The most common reason people suck at public speaking

I hate articles that hide the answer at the end, so here it is: the reason most people suck at public speaking is they don’t practice enough.

Why? The old adage says “Practice makes perfect”, after all!

Of course, there’s always someone to throw a rock at ancient wisdom, and so the slightly newer adage "Practice does not make perfect, perfect practice makes perfect" came into vogue.

It's true that the more perfect your practice, the more perfect your execution will become, and yet I think the “perfect practice makes perfect" meme is more damaging than useful because (in my experience) it scares people away from practicing at all.

Practice and execution are a recursive function, a feedback loop. The output becomes the input, which feeds the the output, which again becomes the input. If your intent is in the right place, normally it'll be a positive feedback loop, with each recursion producing an improvement.

Any practice, perfect or not, is better than no practice. The implication that it’s even possible to create perfect practice without first indulging in quite a lot of imperfect practice seems entirely misguided to me.

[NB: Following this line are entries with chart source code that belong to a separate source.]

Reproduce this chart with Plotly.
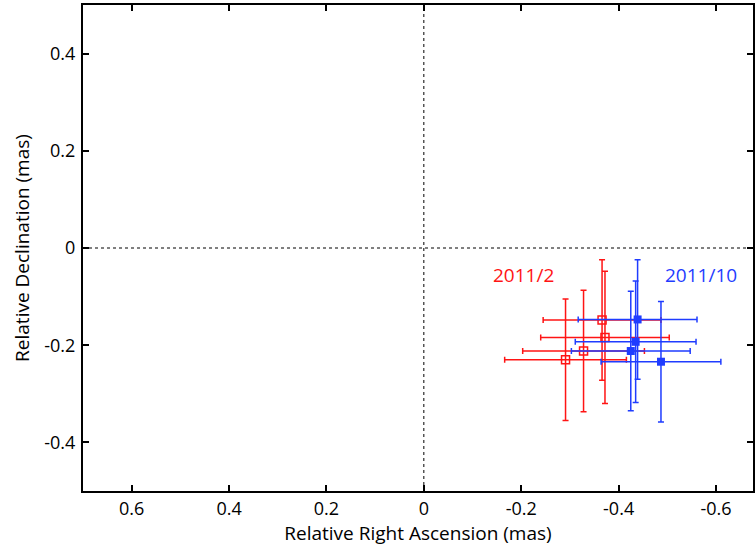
import plotly.graph_objects as go

# Epoch 2011/2 (red, open squares)
ra_feb = [-0.366, -0.372, -0.328, -0.291]
dec_feb = [-0.148, -0.184, -0.212, -0.230]
ra_err_feb = [0.121, 0.132, 0.125, 0.125]
dec_err_feb = [0.124, 0.136, 0.125, 0.125]

# Epoch 2011/10 (blue, filled squares)
ra_oct = [-0.439, -0.435, -0.425, -0.487]
dec_oct = [-0.147, -0.193, -0.212, -0.234]
ra_err_oct = [0.122, 0.124, 0.122, 0.123]
dec_err_oct = [0.123, 0.125, 0.123, 0.124]

x_ticks = [0.6, 0.4, 0.2, 0, -0.2, -0.4, -0.6]
x_tick_labels = ["0.6", "0.4", "0.2", "0", "-0.2", "-0.4", "-0.6"]
y_ticks = [0.4, 0.2, 0, -0.2, -0.4]
y_tick_labels = ["0.4", "0.2", "0", "-0.2", "-0.4"]

RED = "#ff1414"
BLUE = "#1f3cff"
FONT = "Open Sans, sans-serif"

fig = go.Figure()

fig.add_trace(go.Scatter(
    x=ra_feb, y=dec_feb, mode="markers",
    marker=dict(symbol="square-open", size=8, color=RED, line=dict(width=1.5, color=RED)),
    error_x=dict(type="data", array=ra_err_feb, color=RED, thickness=1.5, width=3),
    error_y=dict(type="data", array=dec_err_feb, color=RED, thickness=1.5, width=3),
    showlegend=False,
))
fig.add_trace(go.Scatter(
    x=ra_oct, y=dec_oct, mode="markers",
    marker=dict(symbol="square", size=8, color=BLUE),
    error_x=dict(type="data", array=ra_err_oct, color=BLUE, thickness=1.5, width=3),
    error_y=dict(type="data", array=dec_err_oct, color=BLUE, thickness=1.5, width=3),
    showlegend=False,
))

fig.add_annotation(x=-0.205, y=-0.056, text="2011/2", showarrow=False,
                   font=dict(family=FONT, size=19, color=RED))
fig.add_annotation(x=-0.570, y=-0.056, text="2011/10", showarrow=False,
                   font=dict(family=FONT, size=19, color=BLUE))

fig.add_shape(type="line", x0=0, x1=0, y0=-0.5, y1=0.5, xref="x", yref="y",
              line=dict(color="black", width=1, dash="3px,3px"), layer="below")
fig.add_shape(type="line", x0=0.7, x1=-0.7, y0=0, y1=0, xref="x", yref="y",
              line=dict(color="black", width=1, dash="3px,3px"), layer="below")

fig.update_layout(
    width=755, height=547,
    margin=dict(l=83, r=0, t=5, b=56),
    paper_bgcolor="white", plot_bgcolor="white",
    font=dict(family=FONT, size=18, color="black"),
    xaxis=dict(range=[0.70, -0.676], tickvals=x_ticks, ticktext=x_tick_labels,
               ticks="inside", ticklen=6, tickwidth=1.5, tickcolor="black",
               showline=True, linecolor="black", linewidth=2, mirror="ticks",
               showgrid=False, zeroline=False, tickfont=dict(size=18),
               title=dict(text="Relative Right Ascension (mas)", standoff=4,
                          font=dict(family=FONT, size=19))),
    yaxis=dict(range=[-0.5, 0.5], tickvals=y_ticks, ticktext=y_tick_labels,
               ticks="inside", ticklen=6, tickwidth=1.5, tickcolor="black",
               showline=True, linecolor="black", linewidth=2, mirror="ticks",
               showgrid=False, zeroline=False, tickfont=dict(size=18),
               ticklabelstandoff=2,
               title=dict(text="Relative Declination (mas)", standoff=10,
                          font=dict(family=FONT, size=19))),
)

fig.write_html("out.html")
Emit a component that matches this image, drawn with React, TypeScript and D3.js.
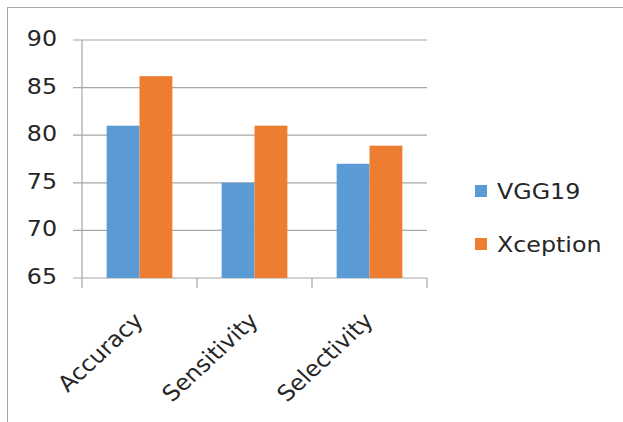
import React from 'react'
import * as d3 from 'd3'

const categories = ['Accuracy', 'Sensitivity', 'Selectivity']
const seriesNames = ['VGG19', 'Xception']
const vgg19 = [81, 75, 77]
const xception = [86.2, 81, 78.9]
const yTicks = [65, 70, 75, 80, 85, 90]
const colors = ['#5b9bd5', '#ed7d31']

const W = 623
const H = 422
const font = '"DejaVu Sans", sans-serif'
const stretch = 1.08

export default function App() {
  const margin = { top: 40, left: 82, right: 196, bottom: 144 }
  const plotBottom = H - margin.bottom
  const x = d3.scaleBand().domain(categories).range([margin.left, W - margin.right])
  const y = d3.scaleLinear().domain([65, 90]).range([plotBottom, margin.top])
  // excel-ish gap width 150%
  const groupW = x.step() * 2 / 3.5
  const inner = d3.scaleBand().domain(seriesNames)
    .range([(x.step() - groupW) / 2, (x.step() + groupW) / 2])
  const values = [vgg19, xception]
  const grid = '#a6a6a6'

  return (
    <svg width={W} height={H} style={{ position: 'absolute', left: 0, top: 0, background: '#fff' }}>
      {/* outer frame */}
      <rect x={7.5} y={7.5} width={W + 20} height={H + 20} fill="none" stroke="#a6a6a6" />
      {/* gridlines + y ticks */}
      {yTicks.map(t => (
        <g key={t}>
          <line x1={margin.left - 9} x2={W - margin.right} y1={y(t)} y2={y(t)} stroke={grid} strokeWidth={1.2} />
          <text transform={`translate(57,${y(t) + 6}) scale(${stretch},1)`} textAnchor="end"
            fontFamily={font} fontSize={22} fill="#262626">{t}</text>
        </g>
      ))}
      {/* y axis */}
      <line x1={margin.left} x2={margin.left} y1={margin.top} y2={plotBottom} stroke={grid} strokeWidth={1.2} />
      {/* bars */}
      {categories.map((c, i) => (
        <g key={c} transform={`translate(${x(c)},0)`}>
          {seriesNames.map((s, j) => (
            <rect key={s} x={inner(s)} width={inner.bandwidth()} y={y(values[j][i])}
              height={plotBottom - y(values[j][i])} fill={colors[j]} />
          ))}
        </g>
      ))}
      {/* x ticks */}
      {d3.range(categories.length + 1).map(i => {
        const px = margin.left + i * x.step()
        return <line key={i} x1={px} x2={px} y1={plotBottom} y2={plotBottom + 10} stroke={grid} strokeWidth={1.2} />
      })}
      {/* x labels */}
      {categories.map(c => (
        <text key={c}
          transform={`translate(${x(c)! + x.bandwidth() / 2 + 5},${plotBottom + 44}) scale(${stretch},1) rotate(-45)`}
          textAnchor="end" fontFamily={font} fontSize={22} fill="#262626">{c}</text>
      ))}
      {/* legend */}
      {seriesNames.map((s, j) => (
        <g key={s} transform={`translate(475,${199 + j * 53})`}>
          <rect x={0} y={-14} width={12} height={12} fill={colors[j]} />
          <text transform={`translate(22,0) scale(${stretch},1)`} fontFamily={font} fontSize={22} fill="#262626">{s}</text>
        </g>
      ))}
    </svg>
  )
}
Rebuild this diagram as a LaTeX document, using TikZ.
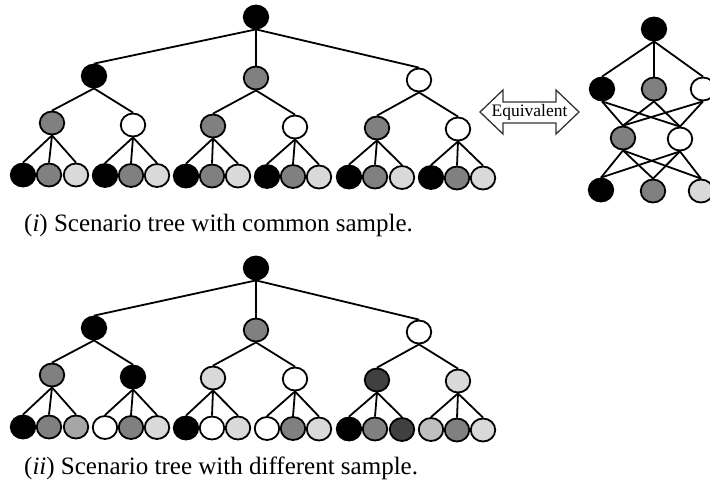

This is true of everything, though of course in my world I think about it most in the context of public speaking and the creation of commercial influence. Very few people who present to groups in professional settings practice enough. We don’t allow the positive feedback process to loop enough times to generate the kind of improvements we’d like to see.

If you want to get better at public speaking, you should first commit to getting better at private speaking. (I recommend the car. I love talking to my dashboard as though it’s an auditorium of potential clients).